Software development in Kuwait: buy vs build vs extend
Should Kuwait businesses buy, build, or extend their software?
Buy (SaaS or off-the-shelf) when your requirements are standard and the software is proven in your industry. Build custom when your process is genuinely unique, when GCC-specific requirements (KNET, ZATCA, Arabic RTL, local regulatory compliance) make standard software expensive to adapt, or when the software is a source of competitive advantage. Extend (customise an open-source or modular platform like Odoo, WooCommerce, or Laravel) when your needs are 70–80% covered by an existing platform and customisation is faster and cheaper than building from scratch. The mistake Kuwait businesses make most often: building custom when buying would have worked, or buying when the customisation cost exceeds the build cost.
The Kuwait-specific case for custom development
International SaaS products are built for Western markets. Adding KNET payment integration, Arabic RTL interfaces, Kuwait VAT (5%) calculations, and integration with local government systems often costs as much as partial custom development — and you're still constrained by the platform's architecture. For Kuwait businesses, the "build vs buy" calculation shifts toward build (or extend) more often than it would in a European market.
Buy: when it makes sense
Accounting (QuickBooks, Zoho Books), email/collaboration (Microsoft 365), project management (Asana, Jira), HR/payroll (basic packages). These are solved problems with mature solutions that work for Kuwait businesses with minimal customisation.
Build: when it makes sense
Customer-facing apps with Kuwait payment integration, internal tools reflecting unique workflows, systems that are core to your competitive advantage and need full IP ownership, or when the customisation cost of SaaS exceeds the build cost within 3 years.
Extend: the middle path
Odoo for ERP (open-source, highly customisable), WooCommerce or Shopify for e-commerce, Laravel-based frameworks for web applications. Start with the platform's core, customise for Kuwait-specific requirements.
Decision framework: buy vs build vs extend
| Factor | Points to Buy | Points to Build | Points to Extend |
|---|---|---|---|
| Requirements match | 80%+ standard | Highly unique process | 60–80% match |
| GCC-specific needs | Minor / workaround exists | Major and expensive to add | Moderate |
| Timeline | Need in <4 weeks | Can wait 4–9 months | Need in 8–16 weeks |
| Budget | Under 5,000 USD | Can invest 20,000+ USD | 5,000–20,000 USD |
| IP ownership | Not important | Critical | Partial |
Making the decision for your Kuwait business
Step 1: List your must-have requirements
Separate requirements into: must-have (project fails without this), should-have (important but workaround exists), and nice-to-have. Only must-haves determine the buy vs build decision. Most businesses over-weight nice-to-haves in their initial analysis.

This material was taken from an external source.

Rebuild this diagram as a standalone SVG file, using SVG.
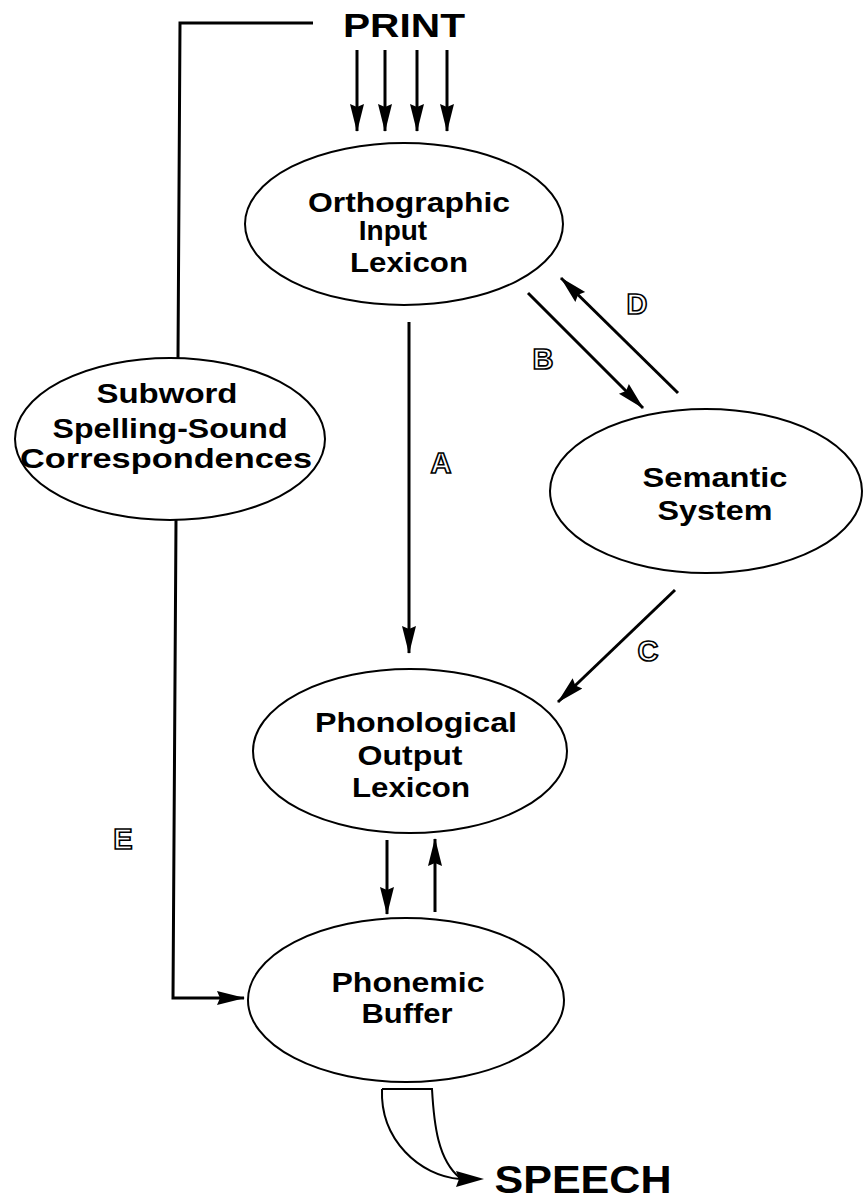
<svg xmlns="http://www.w3.org/2000/svg" width="863" height="1200" viewBox="0 0 863 1200">
<style>
.node{fill:none;stroke:#000;stroke-width:2}
.t{font-family:"Liberation Sans",Arial,sans-serif;font-weight:bold;font-size:28px;text-anchor:middle;fill:#000}
.big{font-family:"Liberation Sans",Arial,sans-serif;font-weight:bold;text-anchor:middle;fill:#000}
.lab{font-family:"Liberation Sans",Arial,sans-serif;font-weight:bold;font-size:29px;text-anchor:middle;fill:#fff;stroke:#000;stroke-width:1.6}
.c{fill:none;stroke:#000;stroke-width:3}
.c2{fill:none;stroke:#000;stroke-width:2}
</style>
<defs>
<marker id="ah" markerUnits="userSpaceOnUse" markerWidth="30" markerHeight="16" refX="27" refY="8" orient="auto" viewBox="0 0 30 16">
<path d="M0,1 L28,8 L0,15 L3,8 z" fill="#000"/>
</marker>
</defs>
<rect width="863" height="1200" fill="#fff"/>

<g id="print">
<text class="big" x="404" y="37" font-size="34" textLength="122" lengthAdjust="spacingAndGlyphs">PRINT</text>
</g>

<g id="orthographic">
<ellipse class="node" cx="404" cy="224" rx="159" ry="81"/>
<text class="t" x="409" y="212" textLength="202" lengthAdjust="spacingAndGlyphs">Orthographic</text>
<text class="t" x="393" y="240">Input</text>
<text class="t" x="409" y="272" textLength="118" lengthAdjust="spacingAndGlyphs">Lexicon</text>
</g>

<g id="subword">
<ellipse class="node" cx="170" cy="439" rx="155" ry="81"/>
<text class="t" x="167" y="403" textLength="141" lengthAdjust="spacingAndGlyphs">Subword</text>
<text class="t" x="170" y="438" textLength="235" lengthAdjust="spacingAndGlyphs">Spelling-Sound</text>
<text class="t" x="166" y="468" textLength="292" lengthAdjust="spacingAndGlyphs">Correspondences</text>
</g>

<g id="semantic">
<ellipse class="node" cx="706" cy="491" rx="156" ry="82"/>
<text class="t" x="715" y="487" textLength="145" lengthAdjust="spacingAndGlyphs">Semantic</text>
<text class="t" x="715" y="520" textLength="115" lengthAdjust="spacingAndGlyphs">System</text>
</g>

<g id="phonological">
<ellipse class="node" cx="410" cy="751" rx="157" ry="82"/>
<text class="t" x="416" y="732" textLength="202" lengthAdjust="spacingAndGlyphs">Phonological</text>
<text class="t" x="410" y="765" textLength="105" lengthAdjust="spacingAndGlyphs">Output</text>
<text class="t" x="411" y="797" textLength="118" lengthAdjust="spacingAndGlyphs">Lexicon</text>
</g>

<g id="phonemic">
<ellipse class="node" cx="406" cy="1000" rx="158" ry="82"/>
<text class="t" x="408" y="992" textLength="153" lengthAdjust="spacingAndGlyphs">Phonemic</text>
<text class="t" x="407" y="1023" textLength="91" lengthAdjust="spacingAndGlyphs">Buffer</text>
</g>

<g id="speech">
<text class="big" x="583" y="1193" font-size="39" textLength="177" lengthAdjust="spacingAndGlyphs">SPEECH</text>
</g>

<g id="connectors">
<line class="c" x1="357" y1="50" x2="357" y2="131" marker-end="url(#ah)"/>
<line class="c" x1="385" y1="50" x2="385" y2="131" marker-end="url(#ah)"/>
<line class="c" x1="417" y1="50" x2="417" y2="131" marker-end="url(#ah)"/>
<line class="c" x1="447" y1="50" x2="447" y2="131" marker-end="url(#ah)"/>
<polyline class="c" points="313,23 180,23 178,358"/>
<polyline class="c" points="176,520 173,998 244,998" marker-end="url(#ah)"/>
<line class="c" x1="409" y1="322" x2="409" y2="653" marker-end="url(#ah)"/>
<line class="c" x1="528" y1="293" x2="643" y2="408" marker-end="url(#ah)"/>
<line class="c" x1="678" y1="393" x2="561" y2="278" marker-end="url(#ah)"/>
<line class="c" x1="675" y1="590" x2="558" y2="702" marker-end="url(#ah)"/>
<line class="c" x1="387" y1="840" x2="387" y2="914" marker-end="url(#ah)"/>
<line class="c" x1="435" y1="912" x2="435" y2="839" marker-end="url(#ah)"/>
<path class="c2" d="M382,1089 L432,1089 C434,1125 438,1160 460,1178 M382,1089 C380,1140 420,1176 460,1179"/>
<path d="M484,1179 L456,1171 L459,1179 L456,1187 z" fill="#000"/>
<text class="lab" x="441" y="473">A</text>
<text class="lab" x="543" y="369">B</text>
<text class="lab" x="648" y="661">C</text>
<text class="lab" x="637" y="314">D</text>
<text class="lab" x="123" y="849">E</text>
</g>
</svg>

Step 2: Get SaaS trial + customisation cost estimate
For any SaaS you're considering, run a trial and document what would need customisation. Then get an estimate from the vendor or an integrator for those customisations. Add that to 3 years of licence fees for the true TCO.
Step 3: Get a custom development estimate for comparison
With your requirements document, get a custom development estimate. Compare the 3-year total cost of ownership: SaaS (licences + customisation) vs custom (build + maintenance). Custom is often cheaper over 3+ years for complex requirements.
Step 4: Account for switching cost
SaaS creates dependency — moving away costs time, data migration, and retraining. Custom software you own has no switching cost. Weight this differently depending on how central the software is to your operations.
Common questions
- How long does custom software development take in Kuwait?
- A simple internal tool or web application: 8–14 weeks. A mid-complexity platform with integrations: 16–28 weeks. Enterprise software (ERP-scale): 6–18 months. Timeline depends more on requirements clarity and decision-making speed on your side than on development capacity.
- What's the total cost of ownership difference between SaaS and custom?
- Rule of thumb: for under 10 users and standard requirements, SaaS wins on 3-year TCO. For 20+ users with significant customisation needs, custom software's one-time build cost often beats SaaS subscription costs within 18–30 months. Run the actual numbers for your situation — the math surprises most businesses.
- Can I start with SaaS and migrate to custom later?
- Yes, and this is often the smart approach for early-stage businesses. Start with proven SaaS to validate your operations, then build custom when you've proven the model and understand your real requirements. The main risk: data migration from SaaS to custom is often harder than expected — plan for it from day one.